DEAR SYRIA: the worst apology

DEAR SYRIA: the worst apology April 4, 2017

 

Dear Syria,

I admit that growing up as an everyday American, I did not learn your history. I have to look online to educate myself, to learn the things I need to know to remember that you’re there and I am here.

But there’s another reality to all of this. Something I don’t need to search in google to understand.

You are a country made up of humans. Of mothers and daughters, of fathers and cousins and grandfathers and aunts.

You are a people full of life — joy and sorrow, human beings that experience sacredness in everyday moments. You are also a people who have had those moments ripped away from you.

I do not undersatnd the politics of any of this, of you and of us, of all the countries involved.

But what I do understand is that whatever we claim we are doing, it’s not enough.

I am paralyzed when I see your faces on my laptop screen.

I am disgusted with myself that all I know to do is give money to an organization that might have a few arms there by your side.

This. is. not. enough.

Where I might have some sort of apology, there is only lament.

Like the stories of my own indigenous ancestors, your stories are being swept under the giant rug of authoritarian politics and blame games, and it is everything but humane.

I could try to apologize, but these are the moments in which I claw at my own heart, scratching past the surfaces to try to summon up any sort of prayer to any sort of God who sees this as the tragedy that it is.

Because you are more than a news story, and therefore, our apologies are more than not enough.

I tend to light candles when there is tragedy or death.

I light a candle and I say a prayer. I burn sage and I remember.

But what do I do for all of your lives?

What do I do for all of the babies that could have been my own, had I been born on your shores?

My dear, dear Syria, we say that we have not forgotten, but sometimes we have.

We say that we are with you, but we aren’t.

We say that we will make amends, but we can’t.

We are simply here.

You are simply there.

So, what is left for me is the act of lament.

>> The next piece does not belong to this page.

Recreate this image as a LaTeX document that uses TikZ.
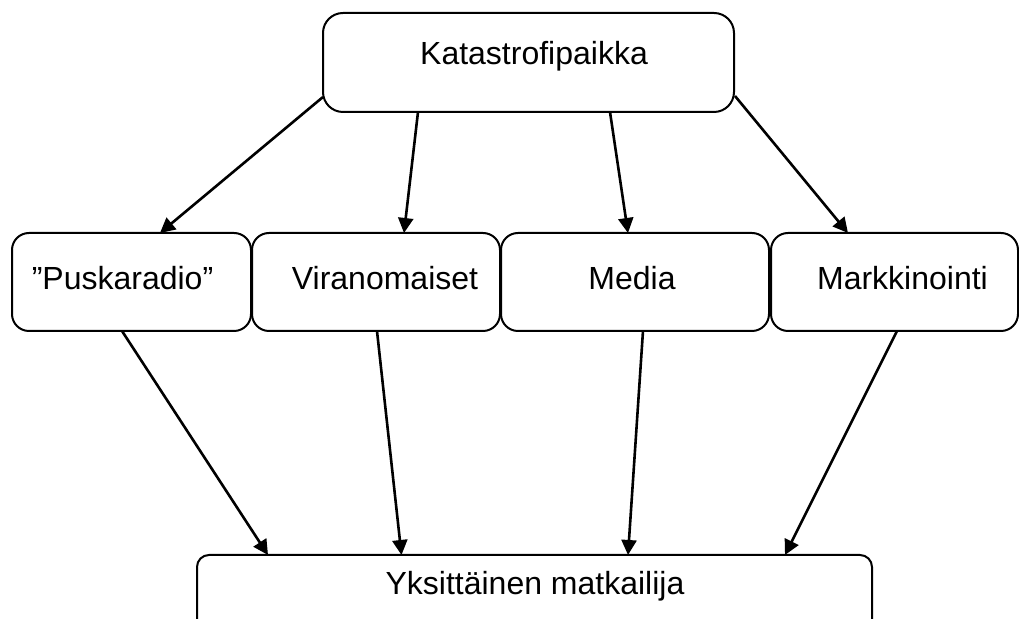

Remembering that I began in ashes and to ashes I will return.

What is left is to seek a deep forgiveness from you and the God who sees you, a deep forgivenss from the very core of my being.

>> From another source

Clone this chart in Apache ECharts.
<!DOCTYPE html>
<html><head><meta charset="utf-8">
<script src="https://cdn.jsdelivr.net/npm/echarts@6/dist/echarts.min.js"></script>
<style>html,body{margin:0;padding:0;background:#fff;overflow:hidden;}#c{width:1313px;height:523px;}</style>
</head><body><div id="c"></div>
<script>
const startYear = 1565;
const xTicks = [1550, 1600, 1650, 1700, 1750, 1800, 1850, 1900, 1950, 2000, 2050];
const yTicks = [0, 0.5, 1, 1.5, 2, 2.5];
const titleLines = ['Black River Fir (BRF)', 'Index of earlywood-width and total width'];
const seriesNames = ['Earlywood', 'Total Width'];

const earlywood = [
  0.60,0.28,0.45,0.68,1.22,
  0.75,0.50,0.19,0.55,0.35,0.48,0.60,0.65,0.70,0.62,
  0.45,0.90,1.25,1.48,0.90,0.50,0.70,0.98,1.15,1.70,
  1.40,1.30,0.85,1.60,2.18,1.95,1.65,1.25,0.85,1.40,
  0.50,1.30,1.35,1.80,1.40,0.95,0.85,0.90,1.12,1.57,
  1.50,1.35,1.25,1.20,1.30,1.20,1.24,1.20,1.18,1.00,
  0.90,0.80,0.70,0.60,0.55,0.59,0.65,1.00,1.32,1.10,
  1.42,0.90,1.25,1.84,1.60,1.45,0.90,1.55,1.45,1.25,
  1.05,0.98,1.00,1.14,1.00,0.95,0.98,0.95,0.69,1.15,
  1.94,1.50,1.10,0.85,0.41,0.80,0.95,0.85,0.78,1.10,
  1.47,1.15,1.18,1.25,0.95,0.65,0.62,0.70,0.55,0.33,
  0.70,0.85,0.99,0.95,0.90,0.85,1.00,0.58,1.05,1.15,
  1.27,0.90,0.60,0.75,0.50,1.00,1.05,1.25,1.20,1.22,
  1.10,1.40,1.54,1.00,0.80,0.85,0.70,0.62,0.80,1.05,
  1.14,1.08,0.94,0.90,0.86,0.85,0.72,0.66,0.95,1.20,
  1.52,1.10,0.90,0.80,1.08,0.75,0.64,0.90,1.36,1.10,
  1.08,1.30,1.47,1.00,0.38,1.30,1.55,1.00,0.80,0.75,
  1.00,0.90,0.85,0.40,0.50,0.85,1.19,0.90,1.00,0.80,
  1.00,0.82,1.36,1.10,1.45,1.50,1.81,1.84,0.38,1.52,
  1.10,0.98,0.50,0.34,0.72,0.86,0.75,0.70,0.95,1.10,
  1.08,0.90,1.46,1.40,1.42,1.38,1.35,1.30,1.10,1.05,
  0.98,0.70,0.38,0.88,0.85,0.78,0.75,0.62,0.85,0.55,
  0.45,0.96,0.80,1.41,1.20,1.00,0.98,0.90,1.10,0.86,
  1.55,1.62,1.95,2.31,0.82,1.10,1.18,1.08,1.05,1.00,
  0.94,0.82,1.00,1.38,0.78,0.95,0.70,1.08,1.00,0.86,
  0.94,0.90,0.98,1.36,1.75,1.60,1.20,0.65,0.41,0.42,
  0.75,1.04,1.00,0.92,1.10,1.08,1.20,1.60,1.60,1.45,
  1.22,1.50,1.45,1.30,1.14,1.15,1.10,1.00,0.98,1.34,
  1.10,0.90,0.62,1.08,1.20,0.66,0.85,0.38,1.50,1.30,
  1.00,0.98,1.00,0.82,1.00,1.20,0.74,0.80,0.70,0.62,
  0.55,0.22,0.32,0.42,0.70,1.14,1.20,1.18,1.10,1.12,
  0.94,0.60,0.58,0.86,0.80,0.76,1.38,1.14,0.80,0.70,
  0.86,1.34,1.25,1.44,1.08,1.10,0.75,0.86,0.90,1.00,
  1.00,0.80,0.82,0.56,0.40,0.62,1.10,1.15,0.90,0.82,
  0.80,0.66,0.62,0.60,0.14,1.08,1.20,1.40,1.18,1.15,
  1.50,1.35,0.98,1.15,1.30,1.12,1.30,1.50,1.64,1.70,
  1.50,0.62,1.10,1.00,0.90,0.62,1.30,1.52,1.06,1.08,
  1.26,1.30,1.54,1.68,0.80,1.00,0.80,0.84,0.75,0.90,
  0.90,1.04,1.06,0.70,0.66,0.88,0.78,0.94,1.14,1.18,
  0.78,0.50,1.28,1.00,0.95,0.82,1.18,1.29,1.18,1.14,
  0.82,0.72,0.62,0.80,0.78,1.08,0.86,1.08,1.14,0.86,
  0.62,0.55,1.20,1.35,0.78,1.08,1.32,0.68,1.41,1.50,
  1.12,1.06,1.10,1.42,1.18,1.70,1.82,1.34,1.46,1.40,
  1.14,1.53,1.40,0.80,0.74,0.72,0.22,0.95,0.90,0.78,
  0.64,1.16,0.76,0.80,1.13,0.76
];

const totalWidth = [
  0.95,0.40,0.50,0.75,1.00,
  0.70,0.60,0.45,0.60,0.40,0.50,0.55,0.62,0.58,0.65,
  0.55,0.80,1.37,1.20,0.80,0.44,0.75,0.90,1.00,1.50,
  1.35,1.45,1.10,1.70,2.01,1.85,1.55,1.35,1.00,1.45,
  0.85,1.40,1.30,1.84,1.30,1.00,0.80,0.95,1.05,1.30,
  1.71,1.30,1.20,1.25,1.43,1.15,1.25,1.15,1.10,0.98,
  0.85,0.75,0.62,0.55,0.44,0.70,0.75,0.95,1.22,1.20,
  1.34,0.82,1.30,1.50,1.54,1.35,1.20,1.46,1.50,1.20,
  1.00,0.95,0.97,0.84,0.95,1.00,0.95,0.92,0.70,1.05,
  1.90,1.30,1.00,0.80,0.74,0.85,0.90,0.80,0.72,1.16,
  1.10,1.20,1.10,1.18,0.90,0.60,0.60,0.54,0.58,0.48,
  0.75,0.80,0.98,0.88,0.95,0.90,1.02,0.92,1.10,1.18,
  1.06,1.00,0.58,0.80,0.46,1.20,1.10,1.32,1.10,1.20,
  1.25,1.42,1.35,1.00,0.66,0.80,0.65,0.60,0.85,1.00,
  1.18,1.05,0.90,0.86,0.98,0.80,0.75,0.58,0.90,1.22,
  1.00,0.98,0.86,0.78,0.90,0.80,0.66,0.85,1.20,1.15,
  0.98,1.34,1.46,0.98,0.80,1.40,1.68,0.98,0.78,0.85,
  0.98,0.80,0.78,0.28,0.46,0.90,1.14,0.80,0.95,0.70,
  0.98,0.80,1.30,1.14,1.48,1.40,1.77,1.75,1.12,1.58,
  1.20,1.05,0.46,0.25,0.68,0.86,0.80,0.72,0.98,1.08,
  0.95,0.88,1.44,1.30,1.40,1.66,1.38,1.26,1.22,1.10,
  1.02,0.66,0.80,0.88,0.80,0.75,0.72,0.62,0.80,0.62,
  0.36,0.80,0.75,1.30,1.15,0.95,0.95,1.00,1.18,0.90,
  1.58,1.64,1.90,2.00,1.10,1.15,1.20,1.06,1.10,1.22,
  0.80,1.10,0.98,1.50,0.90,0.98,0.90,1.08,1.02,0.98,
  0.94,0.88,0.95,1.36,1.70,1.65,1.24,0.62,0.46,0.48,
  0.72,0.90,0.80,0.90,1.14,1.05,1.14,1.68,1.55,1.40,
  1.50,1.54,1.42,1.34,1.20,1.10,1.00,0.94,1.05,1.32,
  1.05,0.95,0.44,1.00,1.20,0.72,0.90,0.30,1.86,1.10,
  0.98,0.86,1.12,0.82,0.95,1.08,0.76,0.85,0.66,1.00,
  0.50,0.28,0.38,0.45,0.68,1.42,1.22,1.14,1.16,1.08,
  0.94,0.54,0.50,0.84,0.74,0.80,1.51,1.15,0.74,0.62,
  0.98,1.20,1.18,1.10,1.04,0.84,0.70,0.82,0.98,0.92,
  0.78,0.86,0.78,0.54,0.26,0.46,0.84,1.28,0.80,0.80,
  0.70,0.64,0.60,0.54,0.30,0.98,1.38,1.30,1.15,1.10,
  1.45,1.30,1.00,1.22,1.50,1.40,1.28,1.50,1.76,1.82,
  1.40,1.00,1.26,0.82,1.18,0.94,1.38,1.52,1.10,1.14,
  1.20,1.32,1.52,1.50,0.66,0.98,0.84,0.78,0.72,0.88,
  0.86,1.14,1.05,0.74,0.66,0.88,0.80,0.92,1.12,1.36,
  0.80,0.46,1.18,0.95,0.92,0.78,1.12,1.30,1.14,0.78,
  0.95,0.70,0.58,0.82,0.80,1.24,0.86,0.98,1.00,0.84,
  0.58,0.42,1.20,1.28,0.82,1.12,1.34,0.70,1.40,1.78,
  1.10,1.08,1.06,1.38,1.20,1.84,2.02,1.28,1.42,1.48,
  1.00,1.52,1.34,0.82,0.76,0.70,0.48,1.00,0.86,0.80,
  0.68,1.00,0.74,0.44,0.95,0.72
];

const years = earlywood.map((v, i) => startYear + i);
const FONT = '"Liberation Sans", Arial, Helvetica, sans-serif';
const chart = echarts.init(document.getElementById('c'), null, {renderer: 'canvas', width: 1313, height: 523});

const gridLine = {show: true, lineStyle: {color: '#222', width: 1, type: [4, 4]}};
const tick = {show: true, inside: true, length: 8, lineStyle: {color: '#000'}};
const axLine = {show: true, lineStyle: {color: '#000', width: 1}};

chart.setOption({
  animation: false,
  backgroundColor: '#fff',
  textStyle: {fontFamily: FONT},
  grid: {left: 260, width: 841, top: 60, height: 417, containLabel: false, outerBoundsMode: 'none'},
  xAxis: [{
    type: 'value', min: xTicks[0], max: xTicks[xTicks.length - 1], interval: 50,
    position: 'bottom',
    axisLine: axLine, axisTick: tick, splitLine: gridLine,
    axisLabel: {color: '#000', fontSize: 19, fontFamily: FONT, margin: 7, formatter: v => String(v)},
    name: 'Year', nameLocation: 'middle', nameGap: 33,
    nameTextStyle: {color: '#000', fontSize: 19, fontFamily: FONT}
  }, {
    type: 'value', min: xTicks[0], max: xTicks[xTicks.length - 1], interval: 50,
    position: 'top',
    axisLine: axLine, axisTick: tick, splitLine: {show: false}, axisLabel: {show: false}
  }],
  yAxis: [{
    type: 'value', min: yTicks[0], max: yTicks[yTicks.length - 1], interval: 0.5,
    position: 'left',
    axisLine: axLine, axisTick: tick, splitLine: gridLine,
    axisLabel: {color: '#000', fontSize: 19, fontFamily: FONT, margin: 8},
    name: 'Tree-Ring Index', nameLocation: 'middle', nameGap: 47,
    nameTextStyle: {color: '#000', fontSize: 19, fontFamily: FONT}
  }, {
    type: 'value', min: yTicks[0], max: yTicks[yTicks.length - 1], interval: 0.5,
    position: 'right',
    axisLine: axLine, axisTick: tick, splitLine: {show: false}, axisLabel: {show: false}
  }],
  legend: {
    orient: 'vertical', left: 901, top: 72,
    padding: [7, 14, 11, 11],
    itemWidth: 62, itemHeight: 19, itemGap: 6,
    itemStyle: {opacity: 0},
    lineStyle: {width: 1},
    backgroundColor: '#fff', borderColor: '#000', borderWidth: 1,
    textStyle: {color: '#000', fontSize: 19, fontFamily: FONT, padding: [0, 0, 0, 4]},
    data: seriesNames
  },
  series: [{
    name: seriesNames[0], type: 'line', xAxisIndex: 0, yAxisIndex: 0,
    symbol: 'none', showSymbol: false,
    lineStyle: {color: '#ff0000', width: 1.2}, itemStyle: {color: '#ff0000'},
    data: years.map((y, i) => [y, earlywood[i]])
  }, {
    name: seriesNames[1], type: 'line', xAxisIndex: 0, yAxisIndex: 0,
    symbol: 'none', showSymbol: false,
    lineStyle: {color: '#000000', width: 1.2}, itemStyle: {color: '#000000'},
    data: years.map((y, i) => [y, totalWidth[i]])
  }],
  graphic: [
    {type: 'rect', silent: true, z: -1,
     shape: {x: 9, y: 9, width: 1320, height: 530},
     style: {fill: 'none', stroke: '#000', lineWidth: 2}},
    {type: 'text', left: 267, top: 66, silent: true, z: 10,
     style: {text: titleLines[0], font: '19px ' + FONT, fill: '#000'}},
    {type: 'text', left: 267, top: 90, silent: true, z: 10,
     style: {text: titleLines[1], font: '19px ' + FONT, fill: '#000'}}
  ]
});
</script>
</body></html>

I have no loved you as I should love you, and I do not know how.

So I will attempt to lean into your pain in the knowledge that I cannot understand it, and I will lean into my own selfishness with the knowledge of its devastating reality.

I will practice empathy.

I will stop my day to remember you.

I will store up your stories in my memories so that I cannot say I didn’t know.

It will hurt.

As it should.

If only I begin the process of almost, maybe one day, coming closer to the apology that you deserve.

Today, though, that is simply not enough.